The CIW's struggle is an exhilarating story of workers taking direct action and winning victories over the dehumanization process of capitalist wage slavery, as well as traditional slavery in some cases. It has not only improved working conditions for Immokalee workers, but it has also helped them to reclaim a sense of self-determination. As one worker said after reporting his crewleader for wage theft to the Fair Food Standards Council, “More important than the money, which I need, was the feeling of dignity when my labor—the buckets I harvested—was recognized."
The Fair Food Code of Conduct also monitors the direct hiring and payment of workers, time-keeping systems, bucket-filling standards and discipline policies.
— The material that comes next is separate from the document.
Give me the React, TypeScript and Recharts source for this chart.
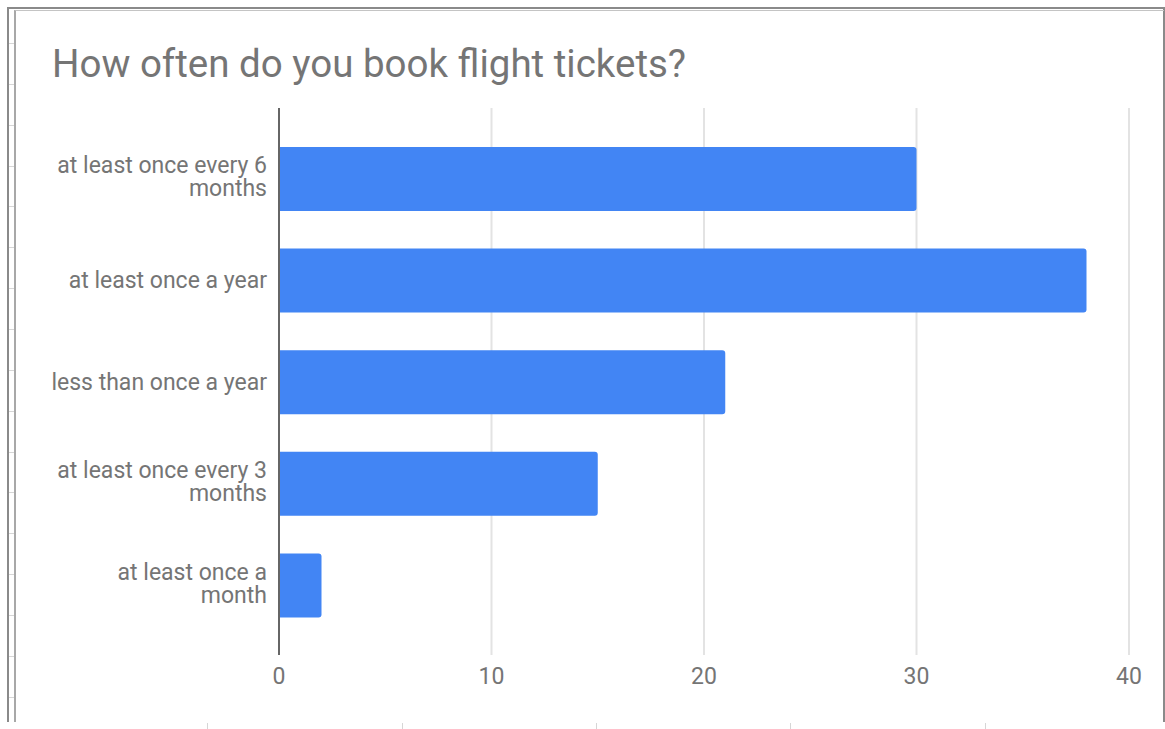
import { BarChart, Bar, XAxis, YAxis, CartesianGrid } from 'recharts'

const categories = [
  'at least once every 6 months',
  'at least once a year',
  'less than once a year',
  'at least once every 3 months',
  'at least once a month',
]
const responses = [30, 38, 21, 15, 2]
const xTicks = [0, 10, 20, 30, 40]

const data = categories.map((name, i) => ({ name, value: responses[i] }))

const leftMarks = Array.from({ length: 17 }, (_, i) => 43 + i * 40.85)
const edgeMarks = [207, 402, 596, 790, 985]

const LABEL_FONT = '23px Roboto'
const LABEL_MAX = 218

let ctx: CanvasRenderingContext2D | null = null
function measure(s: string) {
  if (!ctx) ctx = document.createElement('canvas').getContext('2d')
  if (!ctx) return s.length * 10
  ctx.font = LABEL_FONT
  return ctx.measureText(s).width
}

function wrap(label: string) {
  const words = label.split(' ')
  const lines: string[] = []
  let cur = ''
  for (const w of words) {
    const next = cur ? cur + ' ' + w : w
    if (cur && measure(next) > LABEL_MAX) {
      lines.push(cur)
      cur = w
    } else cur = next
  }
  if (cur) lines.push(cur)
  return lines
}

function CategoryTick({ x, y, payload }: { x?: number; y?: number; payload?: { value: string } }) {
  const lines = wrap(payload?.value ?? '')
  const start = -((lines.length - 1) / 2) * 23
  const nudge = lines.length > 1 ? 6 : 8
  return (
    <text x={x} y={y} textAnchor="end" fill="#757575" style={{ fontSize: 23, fontFamily: 'Roboto' }}>
      {lines.map((l, i) => (
        <tspan key={i} x={x} dy={i === 0 ? start + nudge : 23}>{l}</tspan>
      ))}
    </text>
  )
}

export default function App() {
  return (
    <div style={{ position: 'absolute', left: 0, top: 0, width: 1165, height: 729, background: '#fff', overflow: 'hidden' }}>
      {/* sheet frame */}
      <div style={{ position: 'absolute', left: 7, top: 7, width: 1154, height: 740, borderLeft: '2px solid #8a8a8a', borderTop: '2px solid #8a8a8a', borderRight: '2px solid #8a8a8a' }} />
      <div style={{ position: 'absolute', left: 14, top: 10, width: 1148, height: 712, borderLeft: '2px solid #a8a8a8', borderTop: '1px solid #c4c4c4' }} />
      <div style={{ position: 'absolute', left: 7, top: 722, width: 1158, height: 10, background: '#fff' }} />
      {leftMarks.map(y => (
        <div key={y} style={{ position: 'absolute', left: 9, top: Math.round(y), width: 5, height: 1, background: '#d6d6d6' }} />
      ))}
      {edgeMarks.map(x => (
        <div key={x} style={{ position: 'absolute', left: x, top: 723, width: 1, height: 6, background: '#d6d6d6' }} />
      ))}

      <div style={{ position: 'absolute', left: 52, top: 45, fontFamily: 'Roboto', fontSize: 38.5, lineHeight: '38px', color: '#757575', whiteSpace: 'nowrap' }}>
        How often do you book flight tickets?
      </div>

      <div style={{ position: 'absolute', left: 0, top: 0 }}>
        <BarChart
          width={1165}
          height={729}
          data={data}
          layout="vertical"
          margin={{ top: 108, right: 36, bottom: 24, left: 0 }}
        >
          <CartesianGrid horizontal={false} stroke="#e3e3e3" strokeWidth={2} />
          <XAxis
            type="number"
            domain={[0, 40]}
            ticks={xTicks}
            axisLine={false}
            tickLine={false}
            tickMargin={7}
            height={50}
            tick={{ fontSize: 23, fill: '#757575', fontFamily: 'Roboto' }}
          />
          <YAxis
            type="category"
            dataKey="name"
            width={279}
            padding={{ top: 20, bottom: 19 }}
            axisLine={{ stroke: '#666666', strokeWidth: 2 }}
            tickLine={false}
            tickMargin={6}
            tick={<CategoryTick />}
            interval={0}
          />
          <Bar dataKey="value" fill="#4285f4" barSize={64} radius={[0, 3, 3, 0]} isAnimationActive={false} />
        </BarChart>
      </div>
    </div>
  )
}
Since November 2011, the Fair Food Program has handled 247 complaints. Resolution was succesfully reached in 122 cases. Roughly 40 percent of complaints involved wage theft; health and safety violations made up about 10 percent; sexual harassment, violence or threat of violence, verbal harassment, and discrimination constituted some other frequent complaints.
Though much struggle still lies ahead, CIW's further consolidation of the Fair Foods Program in Florida could promote its expansion north of Florida and into other agricultural industries. As a massive banner at the rally, quoting Unitarian Minister Theodore Parker and Martin Luther King Jr., proclaimed: "The arc of the moral universe is long, but it bends toward justice."